Education board candidates spent more on the 2014 election than they did in the previous two elections combined.
The seven Santa Monica-Malibu Board of Education candidates spent a combined $257,705, according to campaign disclosure statements, with another $37,554 coming from outside groups.
Craig Foster, a Malibu resident who ultimately won election, spent $91,712 — more than any candidate has spent in the years that campaign finance statements are readily available.
Former Boardmember Nimish Patel, who did not seek reelection last year, was the board’s previous big spender. He dropped $74,582 and pulled off a surprise victory in 2010.

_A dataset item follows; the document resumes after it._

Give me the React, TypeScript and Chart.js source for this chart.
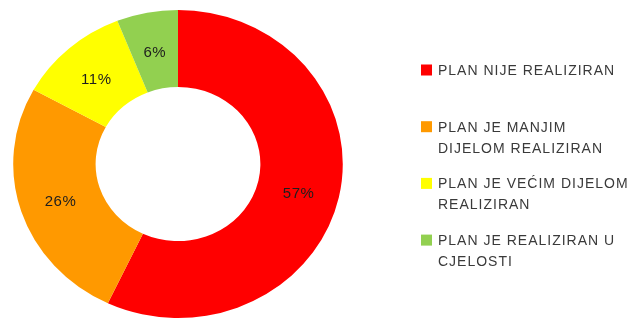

Richard Tahvildaran-Jesswein — who, like Foster, was a challenger and won election — placed second in the cash race last year with $59,220.
Lieberman, who won reelection, was a close third. Both Oscar de la Torre, who won reelection, and Ralph Mechur, who did not but was subsequently appointed to fill newly-elected State Senator Ben Allen’s seat, raised about $24,000.
Santa Monicans for Renters’ Rights (SMRR), the city’s largest political party, and Committee for Excellent Public Schools (CEPS), the two groups that consistently spend on the school board race, dropped more than they have in years passed.
SMRR has upped its school board spending slightly in each of the last four elections, always doling out money evenly among its three or four endorsed candidates (this year de la Torre, Tahvildaran-Jesswein, Lieberman, and Mechur).
Political action committees were more prolific in the 2012 election, when four groups combined for close to $90,000.
In 2010, SMRR was the only committee to spend on the Ed Board race but candidates raised $180,000 on their own.
Lieberman was the second biggest spender that year, behind Patel, using $52,473 to win election. Chris Bley spent $25,259 that election and $33,741 the election prior but fell short in the polls.
Unlike City Council candidates, who are confined to receiving $325 from each donor, Ed Board candidates have more leeway.
Foster, for instance, got several $5,000 contributions in the last election and one $25,000 contribution from a Robert Hayman of Malibu.
More than a million dollars was spent on the City Council race this past year, with candidates bringing in more than $640,000 and outside groups spending at least $378,000. The council race was also the most expensive in recent years.
All told, more than $530,000 has been spent on education board races in the last four elections. Council elections have resulted in $2.3 million in spending during that same time frame.
Despite the high spending, voter turnout was substantially lower than in previous years.